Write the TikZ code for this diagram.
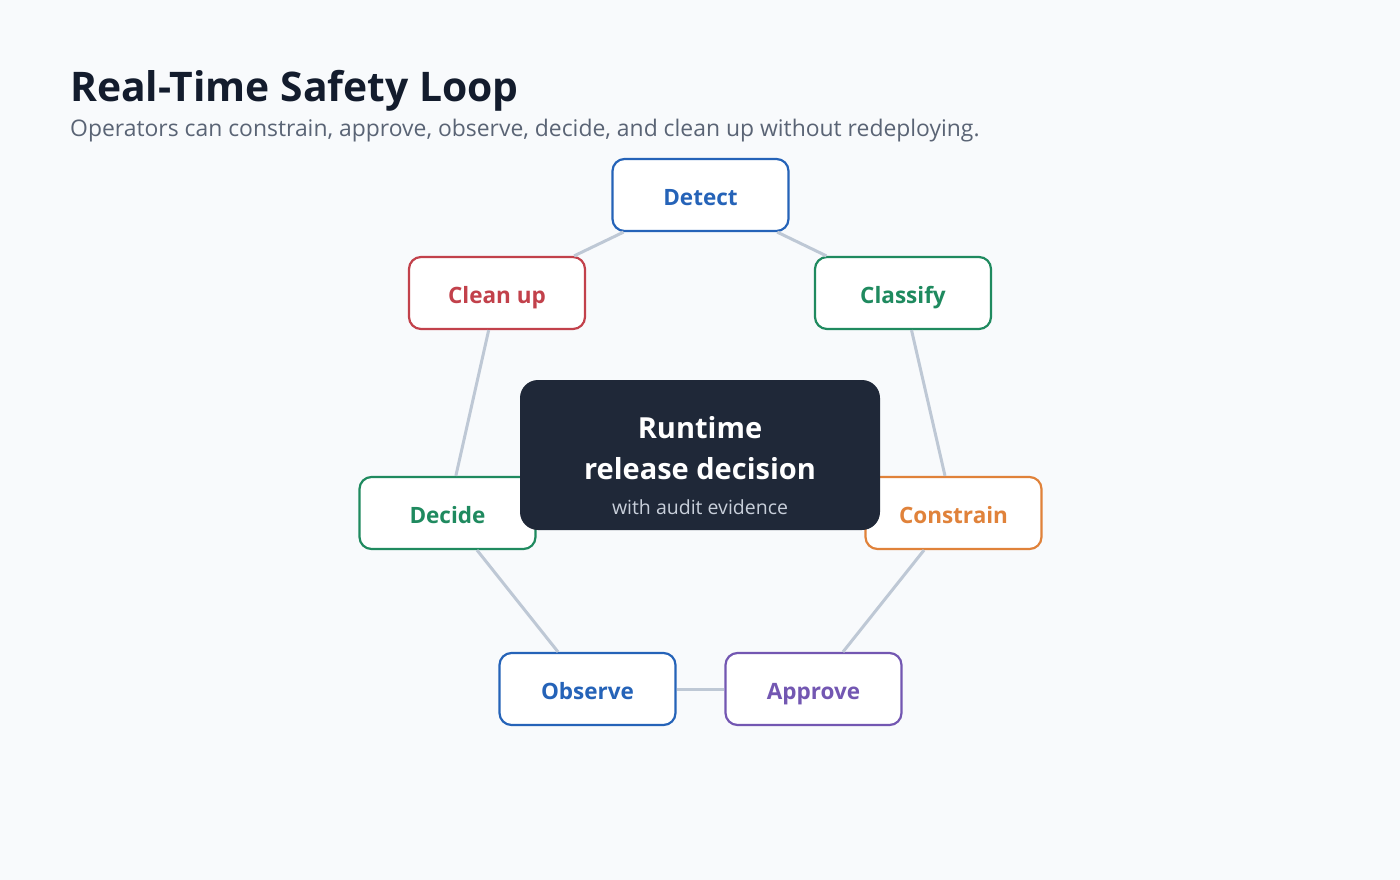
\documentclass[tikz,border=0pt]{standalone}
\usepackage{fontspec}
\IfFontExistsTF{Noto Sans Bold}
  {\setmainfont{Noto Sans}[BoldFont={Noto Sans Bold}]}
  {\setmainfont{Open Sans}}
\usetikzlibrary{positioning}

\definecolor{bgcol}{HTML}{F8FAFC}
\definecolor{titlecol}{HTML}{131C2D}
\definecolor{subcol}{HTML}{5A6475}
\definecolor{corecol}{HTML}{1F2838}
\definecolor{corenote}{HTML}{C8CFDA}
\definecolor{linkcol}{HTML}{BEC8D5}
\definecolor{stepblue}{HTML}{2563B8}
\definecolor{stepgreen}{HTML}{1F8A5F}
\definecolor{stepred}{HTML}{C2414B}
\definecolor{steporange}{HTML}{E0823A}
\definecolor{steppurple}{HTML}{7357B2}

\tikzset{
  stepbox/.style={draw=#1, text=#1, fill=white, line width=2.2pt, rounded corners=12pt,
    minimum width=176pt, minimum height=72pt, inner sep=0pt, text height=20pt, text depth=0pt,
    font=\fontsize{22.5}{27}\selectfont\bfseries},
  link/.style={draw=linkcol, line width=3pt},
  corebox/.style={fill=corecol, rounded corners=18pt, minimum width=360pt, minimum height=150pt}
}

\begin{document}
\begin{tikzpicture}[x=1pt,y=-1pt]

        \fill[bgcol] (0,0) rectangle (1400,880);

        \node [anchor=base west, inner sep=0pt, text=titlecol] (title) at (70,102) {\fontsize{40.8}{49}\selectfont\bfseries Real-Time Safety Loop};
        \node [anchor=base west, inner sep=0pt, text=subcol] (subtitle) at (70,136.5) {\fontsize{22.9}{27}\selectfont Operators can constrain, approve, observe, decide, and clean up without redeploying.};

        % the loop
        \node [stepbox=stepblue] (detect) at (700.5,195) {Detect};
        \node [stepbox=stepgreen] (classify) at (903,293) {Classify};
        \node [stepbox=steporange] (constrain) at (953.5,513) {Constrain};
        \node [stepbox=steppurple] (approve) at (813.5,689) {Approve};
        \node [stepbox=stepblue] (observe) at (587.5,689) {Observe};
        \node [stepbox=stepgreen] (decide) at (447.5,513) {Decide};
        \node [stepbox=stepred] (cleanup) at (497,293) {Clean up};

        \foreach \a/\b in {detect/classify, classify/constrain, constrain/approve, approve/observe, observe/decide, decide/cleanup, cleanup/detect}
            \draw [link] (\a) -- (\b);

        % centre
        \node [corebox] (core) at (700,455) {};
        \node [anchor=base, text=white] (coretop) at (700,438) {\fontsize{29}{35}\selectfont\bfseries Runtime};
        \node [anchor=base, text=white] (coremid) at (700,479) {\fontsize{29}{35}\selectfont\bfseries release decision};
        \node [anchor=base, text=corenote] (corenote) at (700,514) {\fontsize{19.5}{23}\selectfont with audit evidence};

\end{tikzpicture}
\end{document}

**Written problem:** Leave out the pictures and output the rest of the material exactly as written.

**Task answer:**
Write the TikZ code for this diagram.
\documentclass[tikz,border=0pt]{standalone}
\usepackage{fontspec}
\IfFontExistsTF{Noto Sans Bold}
  {\setmainfont{Noto Sans}[BoldFont={Noto Sans Bold}]}
  {\setmainfont{Open Sans}}
\usetikzlibrary{positioning}

\definecolor{bgcol}{HTML}{F8FAFC}
\definecolor{titlecol}{HTML}{131C2D}
\definecolor{subcol}{HTML}{5A6475}
\definecolor{corecol}{HTML}{1F2838}
\definecolor{corenote}{HTML}{C8CFDA}
\definecolor{linkcol}{HTML}{BEC8D5}
\definecolor{stepblue}{HTML}{2563B8}
\definecolor{stepgreen}{HTML}{1F8A5F}
\definecolor{stepred}{HTML}{C2414B}
\definecolor{steporange}{HTML}{E0823A}
\definecolor{steppurple}{HTML}{7357B2}

\tikzset{
  stepbox/.style={draw=#1, text=#1, fill=white, line width=2.2pt, rounded corners=12pt,
    minimum width=176pt, minimum height=72pt, inner sep=0pt, text height=20pt, text depth=0pt,
    font=\fontsize{22.5}{27}\selectfont\bfseries},
  link/.style={draw=linkcol, line width=3pt},
  corebox/.style={fill=corecol, rounded corners=18pt, minimum width=360pt, minimum height=150pt}
}

\begin{document}
\begin{tikzpicture}[x=1pt,y=-1pt]

        \fill[bgcol] (0,0) rectangle (1400,880);

        \node [anchor=base west, inner sep=0pt, text=titlecol] (title) at (70,102) {\fontsize{40.8}{49}\selectfont\bfseries Real-Time Safety Loop};
        \node [anchor=base west, inner sep=0pt, text=subcol] (subtitle) at (70,136.5) {\fontsize{22.9}{27}\selectfont Operators can constrain, approve, observe, decide, and clean up without redeploying.};

        % the loop
        \node [stepbox=stepblue] (detect) at (700.5,195) {Detect};
        \node [stepbox=stepgreen] (classify) at (903,293) {Classify};
        \node [stepbox=steporange] (constrain) at (953.5,513) {Constrain};
        \node [stepbox=steppurple] (approve) at (813.5,689) {Approve};
        \node [stepbox=stepblue] (observe) at (587.5,689) {Observe};
        \node [stepbox=stepgreen] (decide) at (447.5,513) {Decide};
        \node [stepbox=stepred] (cleanup) at (497,293) {Clean up};

        \foreach \a/\b in {detect/classify, classify/constrain, constrain/approve, approve/observe, observe/decide, decide/cleanup, cleanup/detect}
            \draw [link] (\a) -- (\b);

        % centre
        \node [corebox] (core) at (700,455) {};
        \node [anchor=base, text=white] (coretop) at (700,438) {\fontsize{29}{35}\selectfont\bfseries Runtime};
        \node [anchor=base, text=white] (coremid) at (700,479) {\fontsize{29}{35}\selectfont\bfseries release decision};
        \node [anchor=base, text=corenote] (corenote) at (700,514) {\fontsize{19.5}{23}\selectfont with audit evidence};

\end{tikzpicture}
\end{document}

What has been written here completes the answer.